- _Data section_:
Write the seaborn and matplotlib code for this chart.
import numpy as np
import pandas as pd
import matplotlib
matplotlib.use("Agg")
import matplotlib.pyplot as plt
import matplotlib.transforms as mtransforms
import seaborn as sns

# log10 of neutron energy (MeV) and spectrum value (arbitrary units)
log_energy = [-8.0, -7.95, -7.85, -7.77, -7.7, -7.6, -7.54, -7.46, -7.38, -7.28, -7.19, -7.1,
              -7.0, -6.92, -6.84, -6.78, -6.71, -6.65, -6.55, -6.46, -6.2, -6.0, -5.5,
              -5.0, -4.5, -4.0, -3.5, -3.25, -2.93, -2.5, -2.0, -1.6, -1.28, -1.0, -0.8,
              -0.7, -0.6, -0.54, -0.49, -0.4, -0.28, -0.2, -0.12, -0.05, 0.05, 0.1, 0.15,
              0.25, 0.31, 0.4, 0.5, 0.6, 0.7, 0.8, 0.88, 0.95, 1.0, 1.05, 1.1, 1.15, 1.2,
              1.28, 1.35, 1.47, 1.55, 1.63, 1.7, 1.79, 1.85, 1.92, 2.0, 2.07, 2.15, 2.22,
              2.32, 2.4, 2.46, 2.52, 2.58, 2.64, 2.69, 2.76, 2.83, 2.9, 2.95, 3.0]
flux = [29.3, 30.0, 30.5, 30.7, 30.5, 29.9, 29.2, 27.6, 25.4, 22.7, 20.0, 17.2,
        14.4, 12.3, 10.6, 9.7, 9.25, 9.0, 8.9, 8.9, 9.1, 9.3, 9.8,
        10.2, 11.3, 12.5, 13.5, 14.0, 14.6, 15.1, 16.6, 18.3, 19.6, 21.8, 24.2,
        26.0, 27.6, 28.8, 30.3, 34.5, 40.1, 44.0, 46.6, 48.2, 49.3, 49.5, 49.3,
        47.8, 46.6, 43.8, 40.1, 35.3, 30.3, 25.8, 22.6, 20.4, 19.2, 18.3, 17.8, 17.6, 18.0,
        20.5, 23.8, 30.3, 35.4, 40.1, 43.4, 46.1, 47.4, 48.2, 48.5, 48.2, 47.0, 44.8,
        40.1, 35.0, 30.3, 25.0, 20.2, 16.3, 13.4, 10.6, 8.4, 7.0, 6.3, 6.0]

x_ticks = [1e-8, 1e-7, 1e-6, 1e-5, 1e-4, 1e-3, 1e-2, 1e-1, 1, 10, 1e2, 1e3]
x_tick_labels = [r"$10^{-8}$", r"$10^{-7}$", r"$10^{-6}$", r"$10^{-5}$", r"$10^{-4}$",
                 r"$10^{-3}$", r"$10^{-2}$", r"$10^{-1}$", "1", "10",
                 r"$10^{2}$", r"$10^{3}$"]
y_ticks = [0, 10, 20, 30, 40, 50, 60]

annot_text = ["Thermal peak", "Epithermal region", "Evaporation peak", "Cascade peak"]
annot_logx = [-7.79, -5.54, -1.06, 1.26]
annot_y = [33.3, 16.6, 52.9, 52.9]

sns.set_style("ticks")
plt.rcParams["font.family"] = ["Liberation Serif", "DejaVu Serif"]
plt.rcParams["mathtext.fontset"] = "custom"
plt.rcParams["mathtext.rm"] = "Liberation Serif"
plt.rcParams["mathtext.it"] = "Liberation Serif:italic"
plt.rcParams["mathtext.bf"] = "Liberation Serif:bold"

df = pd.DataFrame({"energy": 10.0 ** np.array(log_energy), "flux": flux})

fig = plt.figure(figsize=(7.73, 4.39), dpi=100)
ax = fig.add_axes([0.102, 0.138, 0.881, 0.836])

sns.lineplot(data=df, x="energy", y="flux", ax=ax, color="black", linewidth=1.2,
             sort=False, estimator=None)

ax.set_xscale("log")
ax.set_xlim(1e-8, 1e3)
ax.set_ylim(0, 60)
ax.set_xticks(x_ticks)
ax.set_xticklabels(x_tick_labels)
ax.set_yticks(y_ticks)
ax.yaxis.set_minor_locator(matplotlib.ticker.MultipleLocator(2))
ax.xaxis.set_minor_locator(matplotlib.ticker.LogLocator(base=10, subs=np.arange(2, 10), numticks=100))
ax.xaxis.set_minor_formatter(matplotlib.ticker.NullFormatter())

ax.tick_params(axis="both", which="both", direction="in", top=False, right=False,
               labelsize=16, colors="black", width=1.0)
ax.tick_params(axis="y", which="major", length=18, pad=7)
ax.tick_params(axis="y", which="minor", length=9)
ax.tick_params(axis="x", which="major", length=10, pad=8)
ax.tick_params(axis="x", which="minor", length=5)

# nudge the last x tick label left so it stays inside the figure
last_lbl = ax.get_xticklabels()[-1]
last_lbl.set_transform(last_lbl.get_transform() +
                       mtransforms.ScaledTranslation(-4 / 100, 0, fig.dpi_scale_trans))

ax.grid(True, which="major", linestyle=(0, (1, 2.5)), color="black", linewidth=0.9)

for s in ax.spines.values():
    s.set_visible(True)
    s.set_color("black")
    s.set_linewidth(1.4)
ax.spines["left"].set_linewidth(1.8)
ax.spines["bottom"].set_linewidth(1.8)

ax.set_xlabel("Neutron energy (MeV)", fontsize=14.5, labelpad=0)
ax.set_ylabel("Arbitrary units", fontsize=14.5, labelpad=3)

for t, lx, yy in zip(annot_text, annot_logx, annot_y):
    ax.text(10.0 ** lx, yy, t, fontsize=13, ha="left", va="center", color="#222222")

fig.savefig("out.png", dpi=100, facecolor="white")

- _The task_: Search the data for the string "seaborn" and copy each line where it appears.

- _Written response_:
Write the seaborn and matplotlib code for this chart.
import seaborn as sns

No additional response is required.